INSTRUCTION:
All the data should be repeated exactly. Any image in it is left out.

GIVEN MATERIAL:
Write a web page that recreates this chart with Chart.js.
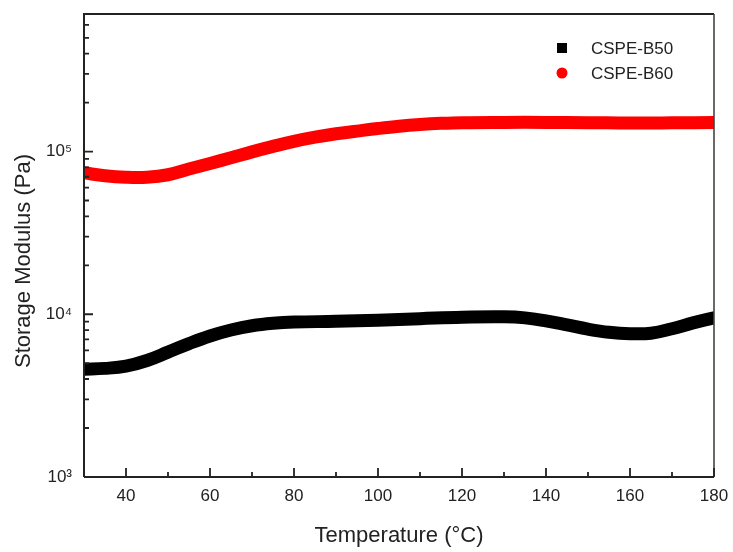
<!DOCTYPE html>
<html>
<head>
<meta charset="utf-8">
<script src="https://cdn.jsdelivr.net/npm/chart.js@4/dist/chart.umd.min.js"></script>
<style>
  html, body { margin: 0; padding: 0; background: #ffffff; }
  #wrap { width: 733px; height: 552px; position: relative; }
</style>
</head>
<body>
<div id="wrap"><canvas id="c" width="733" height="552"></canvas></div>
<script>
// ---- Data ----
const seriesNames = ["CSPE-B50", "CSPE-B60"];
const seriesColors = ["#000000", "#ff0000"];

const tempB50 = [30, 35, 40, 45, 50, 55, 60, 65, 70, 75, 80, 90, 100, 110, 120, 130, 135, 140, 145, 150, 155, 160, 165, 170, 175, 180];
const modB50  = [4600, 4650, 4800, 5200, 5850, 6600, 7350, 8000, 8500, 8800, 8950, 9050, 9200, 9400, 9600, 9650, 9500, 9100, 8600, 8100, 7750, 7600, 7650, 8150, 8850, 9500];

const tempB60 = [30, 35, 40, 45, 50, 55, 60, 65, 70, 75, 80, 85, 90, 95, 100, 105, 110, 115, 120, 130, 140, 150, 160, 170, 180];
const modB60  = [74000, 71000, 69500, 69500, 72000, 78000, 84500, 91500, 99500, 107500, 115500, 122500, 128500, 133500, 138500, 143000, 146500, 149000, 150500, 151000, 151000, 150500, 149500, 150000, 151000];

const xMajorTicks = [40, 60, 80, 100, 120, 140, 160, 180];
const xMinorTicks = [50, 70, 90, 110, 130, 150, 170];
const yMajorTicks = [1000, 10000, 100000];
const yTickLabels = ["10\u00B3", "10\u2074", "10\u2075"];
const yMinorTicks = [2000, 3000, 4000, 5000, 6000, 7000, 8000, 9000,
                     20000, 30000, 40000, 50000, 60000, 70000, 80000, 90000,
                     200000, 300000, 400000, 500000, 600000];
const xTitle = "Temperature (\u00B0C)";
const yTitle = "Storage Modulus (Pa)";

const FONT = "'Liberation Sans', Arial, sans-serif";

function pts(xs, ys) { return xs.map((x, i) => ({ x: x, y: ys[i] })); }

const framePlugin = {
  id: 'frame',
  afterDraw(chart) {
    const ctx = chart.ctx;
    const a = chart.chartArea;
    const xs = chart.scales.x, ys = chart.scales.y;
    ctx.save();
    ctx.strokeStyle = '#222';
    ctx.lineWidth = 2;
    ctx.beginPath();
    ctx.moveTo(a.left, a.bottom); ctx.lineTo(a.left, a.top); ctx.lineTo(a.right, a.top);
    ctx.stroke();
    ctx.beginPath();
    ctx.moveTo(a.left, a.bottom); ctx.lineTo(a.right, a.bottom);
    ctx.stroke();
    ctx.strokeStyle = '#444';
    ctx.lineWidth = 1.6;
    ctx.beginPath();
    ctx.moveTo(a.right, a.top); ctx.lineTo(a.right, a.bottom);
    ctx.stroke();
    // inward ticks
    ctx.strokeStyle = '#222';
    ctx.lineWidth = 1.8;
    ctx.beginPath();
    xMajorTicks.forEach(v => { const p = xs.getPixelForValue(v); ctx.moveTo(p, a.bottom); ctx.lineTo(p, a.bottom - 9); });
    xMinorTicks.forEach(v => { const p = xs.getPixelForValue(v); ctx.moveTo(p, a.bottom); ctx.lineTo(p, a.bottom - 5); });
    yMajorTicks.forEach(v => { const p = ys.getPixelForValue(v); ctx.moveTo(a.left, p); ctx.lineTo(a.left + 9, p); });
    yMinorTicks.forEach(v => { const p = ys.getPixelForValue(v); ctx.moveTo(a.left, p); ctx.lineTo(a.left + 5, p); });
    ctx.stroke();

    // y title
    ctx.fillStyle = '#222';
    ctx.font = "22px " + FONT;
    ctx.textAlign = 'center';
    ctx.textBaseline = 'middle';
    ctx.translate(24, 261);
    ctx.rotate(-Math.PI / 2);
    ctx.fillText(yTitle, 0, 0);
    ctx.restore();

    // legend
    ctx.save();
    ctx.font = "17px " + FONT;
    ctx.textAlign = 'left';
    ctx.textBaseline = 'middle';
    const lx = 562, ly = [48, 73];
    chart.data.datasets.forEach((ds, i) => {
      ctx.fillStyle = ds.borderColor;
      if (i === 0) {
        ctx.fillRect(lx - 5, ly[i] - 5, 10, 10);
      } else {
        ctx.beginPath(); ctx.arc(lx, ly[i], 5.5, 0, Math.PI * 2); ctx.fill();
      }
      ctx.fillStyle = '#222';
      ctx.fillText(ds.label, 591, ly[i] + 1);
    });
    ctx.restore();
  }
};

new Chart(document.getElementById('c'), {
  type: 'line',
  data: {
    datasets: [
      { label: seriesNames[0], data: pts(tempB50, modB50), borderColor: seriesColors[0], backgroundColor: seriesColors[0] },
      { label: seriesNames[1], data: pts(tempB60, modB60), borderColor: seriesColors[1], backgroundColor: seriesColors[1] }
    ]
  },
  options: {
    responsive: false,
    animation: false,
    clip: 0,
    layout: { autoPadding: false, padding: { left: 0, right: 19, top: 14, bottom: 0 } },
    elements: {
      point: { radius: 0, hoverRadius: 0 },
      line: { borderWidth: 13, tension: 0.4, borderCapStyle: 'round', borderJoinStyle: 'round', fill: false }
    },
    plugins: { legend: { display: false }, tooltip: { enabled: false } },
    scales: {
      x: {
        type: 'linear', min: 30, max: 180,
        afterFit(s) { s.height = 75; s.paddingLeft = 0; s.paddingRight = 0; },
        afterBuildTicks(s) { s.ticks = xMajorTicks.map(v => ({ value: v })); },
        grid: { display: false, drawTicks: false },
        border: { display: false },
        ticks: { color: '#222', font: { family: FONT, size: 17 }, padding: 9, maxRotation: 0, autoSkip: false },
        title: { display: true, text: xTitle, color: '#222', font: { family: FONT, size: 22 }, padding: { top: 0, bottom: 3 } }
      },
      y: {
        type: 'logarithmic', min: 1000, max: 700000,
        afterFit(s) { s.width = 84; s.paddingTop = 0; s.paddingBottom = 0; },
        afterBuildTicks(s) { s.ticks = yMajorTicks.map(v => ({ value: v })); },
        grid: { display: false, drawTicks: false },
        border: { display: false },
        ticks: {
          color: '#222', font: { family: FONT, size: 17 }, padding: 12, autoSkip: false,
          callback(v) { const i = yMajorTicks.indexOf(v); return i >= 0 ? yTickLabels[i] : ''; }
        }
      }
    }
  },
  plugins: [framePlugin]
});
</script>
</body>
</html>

SOLUTION:
Write a web page that recreates this chart with Chart.js.
<!DOCTYPE html>
<html>
<head>
<meta charset="utf-8">
<script src="https://cdn.jsdelivr.net/npm/chart.js@4/dist/chart.umd.min.js"></script>
<style>
  html, body { margin: 0; padding: 0; background: #ffffff; }
  #wrap { width: 733px; height: 552px; position: relative; }
</style>
</head>
<body>
<div id="wrap"><canvas id="c" width="733" height="552"></canvas></div>
<script>
// ---- Data ----
const seriesNames = ["CSPE-B50", "CSPE-B60"];
const seriesColors = ["#000000", "#ff0000"];

const tempB50 = [30, 35, 40, 45, 50, 55, 60, 65, 70, 75, 80, 90, 100, 110, 120, 130, 135, 140, 145, 150, 155, 160, 165, 170, 175, 180];
const modB50  = [4600, 4650, 4800, 5200, 5850, 6600, 7350, 8000, 8500, 8800, 8950, 9050, 9200, 9400, 9600, 9650, 9500, 9100, 8600, 8100, 7750, 7600, 7650, 8150, 8850, 9500];

const tempB60 = [30, 35, 40, 45, 50, 55, 60, 65, 70, 75, 80, 85, 90, 95, 100, 105, 110, 115, 120, 130, 140, 150, 160, 170, 180];
const modB60  = [74000, 71000, 69500, 69500, 72000, 78000, 84500, 91500, 99500, 107500, 115500, 122500, 128500, 133500, 138500, 143000, 146500, 149000, 150500, 151000, 151000, 150500, 149500, 150000, 151000];

const xMajorTicks = [40, 60, 80, 100, 120, 140, 160, 180];
const xMinorTicks = [50, 70, 90, 110, 130, 150, 170];
const yMajorTicks = [1000, 10000, 100000];
const yTickLabels = ["10\u00B3", "10\u2074", "10\u2075"];
const yMinorTicks = [2000, 3000, 4000, 5000, 6000, 7000, 8000, 9000,
                     20000, 30000, 40000, 50000, 60000, 70000, 80000, 90000,
                     200000, 300000, 400000, 500000, 600000];
const xTitle = "Temperature (\u00B0C)";
const yTitle = "Storage Modulus (Pa)";

const FONT = "'Liberation Sans', Arial, sans-serif";

function pts(xs, ys) { return xs.map((x, i) => ({ x: x, y: ys[i] })); }

const framePlugin = {
  id: 'frame',
  afterDraw(chart) {
    const ctx = chart.ctx;
    const a = chart.chartArea;
    const xs = chart.scales.x, ys = chart.scales.y;
    ctx.save();
    ctx.strokeStyle = '#222';
    ctx.lineWidth = 2;
    ctx.beginPath();
    ctx.moveTo(a.left, a.bottom); ctx.lineTo(a.left, a.top); ctx.lineTo(a.right, a.top);
    ctx.stroke();
    ctx.beginPath();
    ctx.moveTo(a.left, a.bottom); ctx.lineTo(a.right, a.bottom);
    ctx.stroke();
    ctx.strokeStyle = '#444';
    ctx.lineWidth = 1.6;
    ctx.beginPath();
    ctx.moveTo(a.right, a.top); ctx.lineTo(a.right, a.bottom);
    ctx.stroke();
    // inward ticks
    ctx.strokeStyle = '#222';
    ctx.lineWidth = 1.8;
    ctx.beginPath();
    xMajorTicks.forEach(v => { const p = xs.getPixelForValue(v); ctx.moveTo(p, a.bottom); ctx.lineTo(p, a.bottom - 9); });
    xMinorTicks.forEach(v => { const p = xs.getPixelForValue(v); ctx.moveTo(p, a.bottom); ctx.lineTo(p, a.bottom - 5); });
    yMajorTicks.forEach(v => { const p = ys.getPixelForValue(v); ctx.moveTo(a.left, p); ctx.lineTo(a.left + 9, p); });
    yMinorTicks.forEach(v => { const p = ys.getPixelForValue(v); ctx.moveTo(a.left, p); ctx.lineTo(a.left + 5, p); });
    ctx.stroke();

    // y title
    ctx.fillStyle = '#222';
    ctx.font = "22px " + FONT;
    ctx.textAlign = 'center';
    ctx.textBaseline = 'middle';
    ctx.translate(24, 261);
    ctx.rotate(-Math.PI / 2);
    ctx.fillText(yTitle, 0, 0);
    ctx.restore();

    // legend
    ctx.save();
    ctx.font = "17px " + FONT;
    ctx.textAlign = 'left';
    ctx.textBaseline = 'middle';
    const lx = 562, ly = [48, 73];
    chart.data.datasets.forEach((ds, i) => {
      ctx.fillStyle = ds.borderColor;
      if (i === 0) {
        ctx.fillRect(lx - 5, ly[i] - 5, 10, 10);
      } else {
        ctx.beginPath(); ctx.arc(lx, ly[i], 5.5, 0, Math.PI * 2); ctx.fill();
      }
      ctx.fillStyle = '#222';
      ctx.fillText(ds.label, 591, ly[i] + 1);
    });
    ctx.restore();
  }
};

new Chart(document.getElementById('c'), {
  type: 'line',
  data: {
    datasets: [
      { label: seriesNames[0], data: pts(tempB50, modB50), borderColor: seriesColors[0], backgroundColor: seriesColors[0] },
      { label: seriesNames[1], data: pts(tempB60, modB60), borderColor: seriesColors[1], backgroundColor: seriesColors[1] }
    ]
  },
  options: {
    responsive: false,
    animation: false,
    clip: 0,
    layout: { autoPadding: false, padding: { left: 0, right: 19, top: 14, bottom: 0 } },
    elements: {
      point: { radius: 0, hoverRadius: 0 },
      line: { borderWidth: 13, tension: 0.4, borderCapStyle: 'round', borderJoinStyle: 'round', fill: false }
    },
    plugins: { legend: { display: false }, tooltip: { enabled: false } },
    scales: {
      x: {
        type: 'linear', min: 30, max: 180,
        afterFit(s) { s.height = 75; s.paddingLeft = 0; s.paddingRight = 0; },
        afterBuildTicks(s) { s.ticks = xMajorTicks.map(v => ({ value: v })); },
        grid: { display: false, drawTicks: false },
        border: { display: false },
        ticks: { color: '#222', font: { family: FONT, size: 17 }, padding: 9, maxRotation: 0, autoSkip: false },
        title: { display: true, text: xTitle, color: '#222', font: { family: FONT, size: 22 }, padding: { top: 0, bottom: 3 } }
      },
      y: {
        type: 'logarithmic', min: 1000, max: 700000,
        afterFit(s) { s.width = 84; s.paddingTop = 0; s.paddingBottom = 0; },
        afterBuildTicks(s) { s.ticks = yMajorTicks.map(v => ({ value: v })); },
        grid: { display: false, drawTicks: false },
        border: { display: false },
        ticks: {
          color: '#222', font: { family: FONT, size: 17 }, padding: 12, autoSkip: false,
          callback(v) { const i = yMajorTicks.indexOf(v); return i >= 0 ? yTickLabels[i] : ''; }
        }
      }
    }
  },
  plugins: [framePlugin]
});
</script>
</body>
</html>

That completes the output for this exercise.